What’s sad is that some people buy into it. Don’t get me wrong, I’m all for taking care of the planet. I’m very careful not to litter. I don’t really drive anymore than I need to. Not so much to save the world, I’m just tight and don’t want to pay any more for gas than I have to. But come on, I saw this poor guy riding one of those cute little scooters the other day. There he was with his over-sized white helmet, white shirt, black tie, and his Tupperware lunch box securely strapped on behind him sitting at a stoplight, when two older women on Harley’s pulled up beside him. One on each side. I couldn’t tell what they were saying, but I could tell they got a kick out of it. I doubt it bothered the guy because he was saving the planet. Besides, that’s what Oprah wants him to do.
Now we have Sheryl Crow unveiling her plan to save the world. According to Ms. Crow, there’s no reason to use more than one square of toilet paper during any bathroom visit. I can think of several reasons Sheryl. How about it just being gross, and I’ll leave it at that.

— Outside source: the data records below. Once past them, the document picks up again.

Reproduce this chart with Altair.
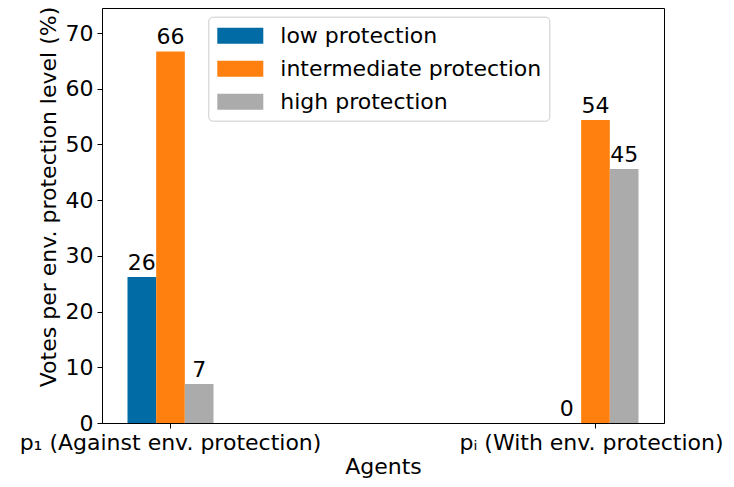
import altair as alt
import pandas as pd

agents = ["p\u2081 (Against env. protection)", "p\u1d62 (With env. protection)"]
levels = ["low protection", "intermediate protection", "high protection"]
colors = ["#006BA4", "#FF800E", "#ABABAB"]
values_p1 = [26.2, 66.7, 7.0]
values_pi = [0.0, 54.4, 45.6]
labels_p1 = ["26", "66", "7"]
labels_pi = ["0", "54", "45"]
y_ticks = [0, 10, 20, 30, 40, 50, 60, 70]

rows = []
for agent, vals, labs in [(agents[0], values_p1, labels_p1), (agents[1], values_pi, labels_pi)]:
    for lev, v, l in zip(levels, vals, labs):
        rows.append({"agent": agent, "level": lev, "value": v, "label": l})
df = pd.DataFrame(rows)

FONT = "DejaVu Sans"
FS = 22

x_enc = alt.X(
    "agent:N",
    sort=agents,
    scale=alt.Scale(paddingInner=0.7976, paddingOuter=0.06),
    axis=alt.Axis(
        title="Agents",
        labelAngle=0,
        labelFontSize=FS,
        labelFont=FONT,
        labelLimit=0,
        labelOverlap=False,
        labelPadding=4,
        labelOffset={"condition": {"test": "datum.index == 1", "value": -4}, "value": 0},
        tickSize=5,
        titleFontSize=FS,
        titleFont=FONT,
        titleFontWeight="normal",
        titleBaseline="alphabetic",
        titleY=50,
    ),
)
xo_enc = alt.XOffset("level:N", sort=levels, scale=alt.Scale(paddingInner=0, paddingOuter=0))
y_enc = alt.Y(
    "value:Q",
    scale=alt.Scale(domain=[0, 74.5], nice=False, zero=True),
    axis=alt.Axis(
        title="Votes per env. protection level (%)",
        values=y_ticks,
        grid=False,
        labelFontSize=FS,
        labelFont=FONT,
        labelPadding=4,
        tickSize=5,
        titleFontSize=FS,
        titleFont=FONT,
        titleFontWeight="normal",
        titleAngle=270,
        titleBaseline="alphabetic",
        titleAlign="center",
        titleX=-47,
        titleY=188.5,
        titleLimit=1000,
    ),
)

bars = alt.Chart(df).mark_bar().encode(
    x=x_enc,
    xOffset=xo_enc,
    y=y_enc,
    color=alt.Color(
        "level:N",
        sort=levels,
        scale=alt.Scale(domain=levels, range=colors),
        legend=alt.Legend(
            title=None,
            orient="none",
            legendX=106.3,
            legendY=8.7,
            labelFontSize=FS,
            labelFont=FONT,
            labelLimit=500,
            symbolType="M-2.875,-1L2.875,-1L2.875,1L-2.875,1Z",
            symbolSize=256,
            symbolStrokeWidth=0,
            symbolOpacity=1,
            symbolOffset=13,
            labelOffset=29,
            rowPadding=11,
            padding=8,
            strokeColor="#cccccc",
            fillColor="white",
            cornerRadius=4,
        ),
    ),
)

text = alt.Chart(df).mark_text(
    baseline="alphabetic", align="center", dy=-7, fontSize=FS, font=FONT, color="black"
).encode(
    x=alt.X("agent:N", sort=agents),
    xOffset=alt.XOffset("level:N", sort=levels),
    y=alt.Y("value:Q"),
    text="label:N",
)

chart = (
    alt.layer(bars, text)
    .properties(
        width=562,
        height=415,
        autosize=alt.AutoSizeParams(type="none"),
        padding={"left": 94, "top": 0, "right": 62, "bottom": 56},
    )
    .configure_view(stroke="black", strokeWidth=1)
    .configure_axis(domainColor="black", tickColor="black", labelColor="black", titleColor="black")
)

chart.save("out.html", embed_options={"renderer": "svg", "actions": False})
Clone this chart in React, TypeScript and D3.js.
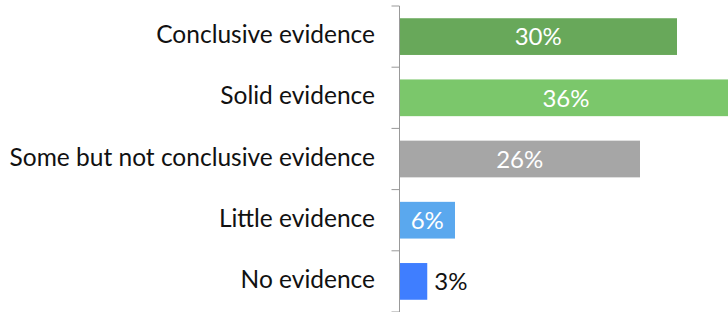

This has to be the height of hypocrisy. Here we have a world famous, multi-millionaire who has everything money can buy and the only thing she can give up is toilet paper.
Sheryl, I don’t care about your bathroom habits. I do hope you wash your hands though. Your people will win a few battles along the way. You might force me to change my light bulbs, drive a tiny truck that won’t have the power to get out of it’s own way. I’ll probably lose the choice between paper or plastic. But you have a hell of a lot of nerve telling me how to wipe my own butt.
Oh yeah, thirty-two. That’s how many squares I used recently, and if I’d needed more I’d have used them. Makes you want to go out and start shaking hands, doesn’t it. Sorry, but this old guy is really grossed out now.